By Michael Pollan
Omnivore's Dilemma sheds light on the industrial food complex, especially on America's heavy reliance on corn, and what brought that about. I learned an amazing amount reading this book. It is really a must read for everyone, if you're living in this society. Everyone ought to know where there food is coming from, and what those unintelligible words on nutrition labels mean.
Pollan tries to find out exactly what happens in the industrial food chain, the industrial organic one, a food chain that comes from a farm that describes itself as 'beyond organic', and one where he hunts and gathers himself. He clearly learned a lot in the process, and you will too. You should also know that 'organic', while having a positive impact on the environment nevertheless, is a much vaguer term than you think - it doesn't mean what you think it means. A fact that the book doesn't mention is that WalMart is the largest seller of organic produce in the country. You will learn that industrial organic is only a narrow shade different from pure industrial - and just as problematic but in different ways.

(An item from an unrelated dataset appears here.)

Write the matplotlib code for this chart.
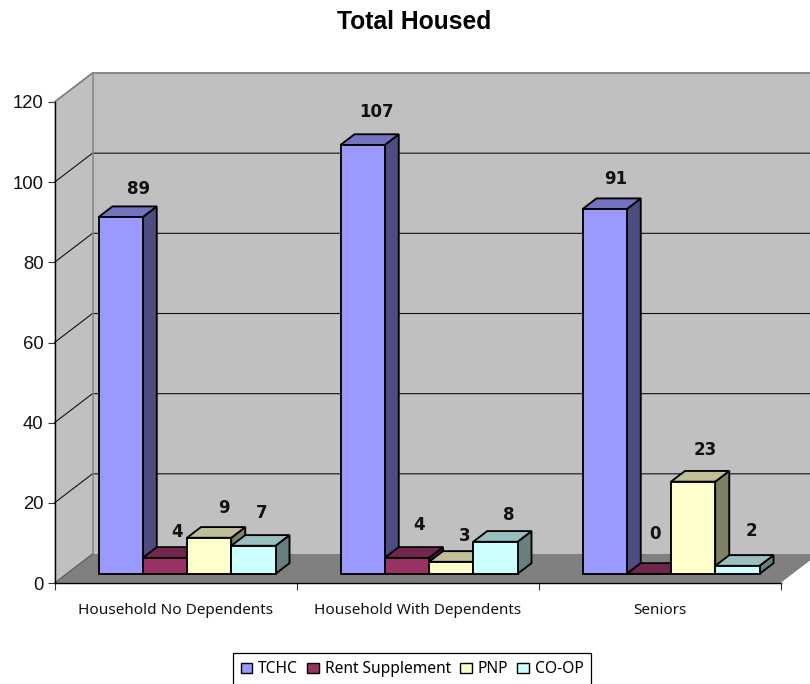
import matplotlib
matplotlib.use("Agg")
import matplotlib.pyplot as plt
from matplotlib.patches import Polygon, Patch, Rectangle
import numpy as np

categories = ["Household No Dependents", "Household With Dependents", "Seniors"]
series_names = ["TCHC", "Rent Supplement", "PNP", "CO-OP"]
tchc = [89, 107, 91]
rent_supplement = [4, 4, 0]
pnp = [9, 3, 23]
co_op = [7, 8, 2]
y_ticks = [0, 20, 40, 60, 80, 100, 120]
title = "Total Housed"

W, H = 810, 684
colors = ["#9999FF", "#993366", "#FFFFCC", "#CCFFFF"]
series = [tchc, rent_supplement, pnp, co_op]
# label offsets in pixels from the bar's front top centre (series x category)
label_nudges = [
    [(17.5, 28.3), (13.9, 33.1), (11.0, 30.3)],
    [(12.3, 26.3), (12.0, 33.0), (5.7, 40.0)],
    [(15.0, 29.9), (13.7, 26.3), (12.2, 31.8)],
    [(8.8, 33.0), (13.5, 27.0), (14.2, 35.0)],
]

plt.rcParams["font.family"] = ["Liberation Sans", "DejaVu Sans"]
fig = plt.figure(figsize=(W / 100, H / 100), dpi=100, facecolor="white")
ax = fig.add_axes([54.5 / W, (H - 583) / H, 726 / W, 481 / H], facecolor="none")
ax.set_xlim(0, len(categories))
ax.set_ylim(0, y_ticks[-1])

# oblique projection: depth 1 = back wall
px_x = 242 / 1.0
px_y = 481 / 120
wall_dx = 38.0 / px_x
wall_dy = 29.0 / px_y


def proj(x, v, depth=0.0):
    return (x + depth * wall_dx, v + depth * wall_dy)


top = y_ticks[-1]
n = len(categories)
wall = "#C0C0C0"
wall_edge = "#808080"
# walls and floor
ax.add_patch(Polygon([proj(0, 0, 1), proj(n, 0, 1), proj(n, top, 1), proj(0, top, 1)],
                     fc=wall, ec="none", clip_on=False, zorder=1))
ax.add_patch(Polygon([proj(0, 0, 0), proj(0, 0, 1), proj(0, top, 1), proj(0, top, 0)],
                     fc=wall, ec="none", clip_on=False, zorder=1))
ax.add_patch(Polygon([proj(0, 0, 0), proj(n, 0, 0), proj(n, 0, 1), proj(0, 0, 1)],
                     fc="#808080", ec="none", clip_on=False, zorder=1.5))
# gridlines
for t in y_ticks[1:-1]:
    pts = [proj(0, t, 0), proj(0, t, 1), proj(n, t, 1)]
    ax.plot(*zip(*pts), color="#111111", lw=0.8, clip_on=False, zorder=2)
# wall borders
pts = [proj(0, top, 0), proj(0, top, 1), proj(n, top, 1)]
ax.plot(*zip(*pts), color=wall_edge, lw=1.3, clip_on=False, zorder=2,
        solid_joinstyle="miter")
pts = [proj(0, 0, 1), proj(0, top, 1)]
ax.plot(*zip(*pts), color=wall_edge, lw=1.1, clip_on=False, zorder=2)
pts = [proj(0, 0, 0), proj(0, 0, 1)]
ax.plot(*zip(*pts), color="#555555", lw=0.8, clip_on=False, zorder=2)


def shade(c, f):
    r = matplotlib.colors.to_rgb(c)
    return tuple(a * f for a in r)


bar_w = 44.25 / px_x
gap = 32.0 / px_x
d0 = 12.0 / 38.0
d1 = d0 + 14.0 / 38.0
z = 3
for k in range(n):
    for j in range(len(series)):
        v = series[j][k]
        x0 = k + gap + j * bar_w
        x1 = x0 + bar_w
        kw = dict(ec="black", lw=1.35, clip_on=False, joinstyle="miter", zorder=z)
        ax.add_patch(Polygon([proj(x1, 0, d0), proj(x1, 0, d1), proj(x1, v, d1), proj(x1, v, d0)],
                             fc=shade(colors[j], 0.5), **kw))
        ax.add_patch(Polygon([proj(x0, v, d0), proj(x1, v, d0), proj(x1, v, d1), proj(x0, v, d1)],
                             fc=shade(colors[j], 0.75), **kw))
        ax.add_patch(Polygon([proj(x0, 0, d0), proj(x1, 0, d0), proj(x1, v, d0), proj(x0, v, d0)],
                             fc=colors[j], **kw))
        z += 0.1
        cx, cy = proj((x0 + x1) / 2, v, d0)
        ax.annotate(str(v), (cx, cy), xytext=label_nudges[j][k], textcoords="offset pixels",
                    ha="center", va="center", fontsize=12, fontweight="bold",
                    family="DejaVu Sans", color="#111111",
                    annotation_clip=False, zorder=20)

# axes furniture
for s in ("top", "right"):
    ax.spines[s].set_visible(False)
for s in ("left", "bottom"):
    ax.spines[s].set_color("black")
    ax.spines[s].set_linewidth(1.0)
    ax.spines[s].set_zorder(10)
ax.set_yticks(y_ticks)
ax.tick_params(axis="y", length=5, width=0.8, color="#333333", pad=2.8, labelsize=13.3,
               labelcolor="#111111")
ax.set_xticks(range(n + 1))
ax.set_xticklabels([])
ax.tick_params(axis="x", which="major", length=5, width=0.8, color="#333333")
ax.set_xticks(np.arange(n) + 0.5, minor=True)
ax.set_xticklabels(categories, minor=True, family="Noto Sans", fontsize=11,
                   color="#111111")
ax.tick_params(axis="x", which="minor", length=0, pad=14.5)

fig.text(414 / W, 1 - 22 / H, title, ha="center", va="center", fontsize=17.7,
         fontweight="bold", color="black")

# legend frame runs past the bottom edge of the figure
fig.add_artist(Rectangle((233.5 / W, 1 - 695 / H), (591 - 233.5) / W, (695 - 652.5) / H,
                         transform=fig.transFigure, fc="white", ec="black", lw=0.9))
handles = [Patch(fc=c, ec="black", lw=1.0) for c in colors]
leg = fig.legend(handles, series_names, ncol=4, loc="center", bbox_to_anchor=(412 / W, 1 - 669.3 / H),
                 prop={"family": "Noto Sans", "size": 11.2},
                 frameon=False, borderpad=0,
                 handlelength=0.75, handleheight=0.65, handletextpad=0.38, columnspacing=0.58,
                 borderaxespad=0)
leg.set_zorder(5)

fig.savefig("out.png", dpi=100)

The description of Polyface farm and its fully sustainable ecosystem are awesome. You can see that it is possible for the animals we raise for food to get to that point through fairly natural lives (aka the chickens can do what chickens are meant to do). You also discover that this method is not just beneficial from an animal welfare perspective, but also from an environmental and health standpoint.
The chapter on the ethics of meat eating was interesting to me, because it added a few points to the discussion that I have not heard before. Pollan brings up the fact that domestication was never a one-sided deal - it has always been a way to create a symbiotic relationship. Initially it was in the cow's interest (cow as a species) to be raised by humans who could protect it from predators and the like. Of course, our industrial food system has negated the benefit for the cows and now it's purely exploitative. And that made me remember - plants were domesticated too, thanks to the adaptability and cleverness (stretching it?) of the plants which benefit greatly from human cultivation. Now I realize that animal rights activists won't agree with this, but I think it is a perspective that is not often addressed. Certainly today, the way we use animals for the food industry only benefits us to the maximum amount, and so perhaps this argument is no longer even relevant. However, if you look at Polyface, you see that that kind of beneficial relationship can still exist.
Basically, you must read this. I could go on more, but mostly I'm just going to put it in my research paper.